Mechanically, Never Alone could have benefited from a little more work.  Not only is the AI for the two player characters inconsistent, but difficult platforming moments are often as much a matter of luck as skill.  You can't really predict when a jump will inexplicably fail despite visibly landing safely, but you can be sure it will occur at least twice over a gap filled with freezing Arctic water.  If you're really lucky though, the AI will sometimes send your partner character far enough past a difficult challenge to reach the next checkpoint.  What I'm saying is, gameplay bugs can also work for you.

The gameplay is at its most interesting when it requires the close interplay of Nuna and the fox, and most challenging when they must cooperate quickly in extended, time-sensitive situations.  Naturally, this makes single-player mode an occasionally taxing experience, but the good news is that Never Alone genuinely wants you to succeed.  There is an embarrassment of checkpoints and rarely will the player have to redo more than two or three significant challenges following a tragic death.  Perhaps it goes against the traditional platformer's orthodoxy, but I say it's a positive development that many modern games don't want to let that one impossible level get in the way of telling their story.

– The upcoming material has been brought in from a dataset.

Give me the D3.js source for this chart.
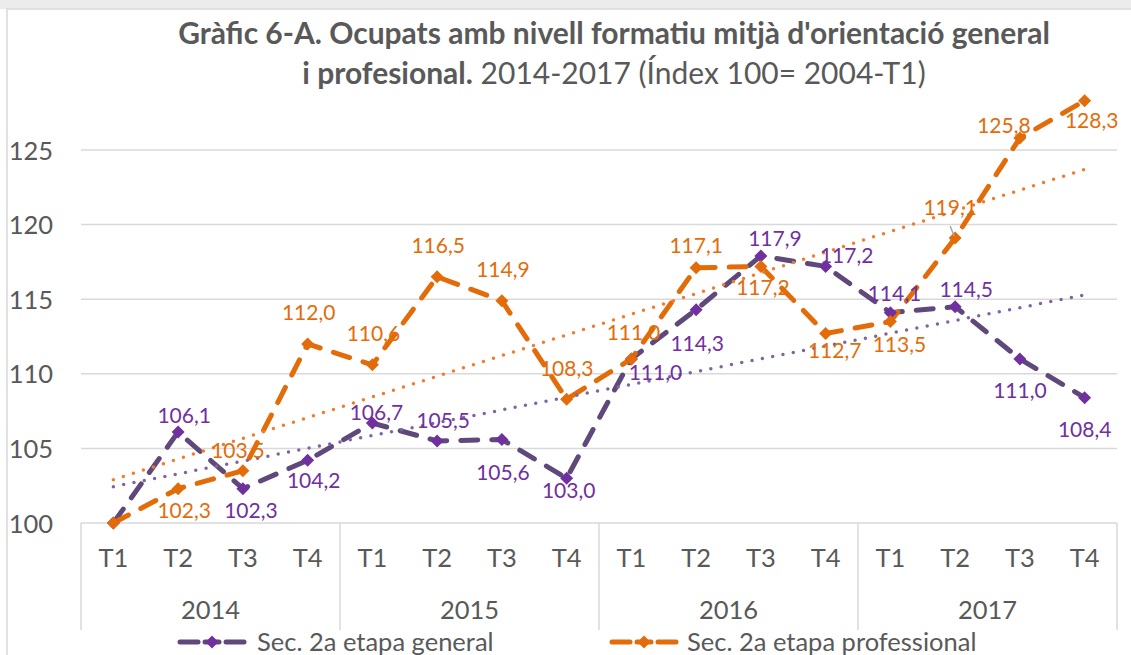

For as smooth a play as possible, I'd recommend a controller.  I cleared this game using keyboard and mouse, and as far as I'm concerned their principal virtues lay in convincing me that I'd totally have made all those missed jumps with a more responsive piece of plastic in hand.  I don't know how you PC kids survived on WASD all these years, but I'll take a proper D-pad any day.

A secondary challenge in Never Alone is unlocking Cultural Insights, short documentary videos that tell the history of the Iñupiat and explain many elements found in the game.  While Never Alone is basically a fantasy, it achieves a much better grounding in realism than virtually any other fantasy game by pairing its mythical narrative with the voices of real Iñupiat people, who expound their culture not with dry reverence but warm, personal affection.  Too charming to feel like homework, the Cultural Insights educate in the best sense of the word, bringing the player closer to the real world of the Iñupiat while still feeling like genuine rewards.

I unlocked most of these videos, but my computer remains uncooperative in playing them correctly.  Fortunately, they can all be found on youtube, so I don't feel like I'm missing out.

I recommend this game highly, for fans of platformers and for those who want to learn more about indigenous cultures in a unique way.  Perhaps in a better world the jumping could have been tightened up, but Never Alone does so much right that it's hard to fault it for a little frustration.  It's accessible and beautiful and fun, and with a two-player mode it is begging to be shared.  It can also be a little bit scary and at one point (no spoilers) genuinely shocking, so play with care.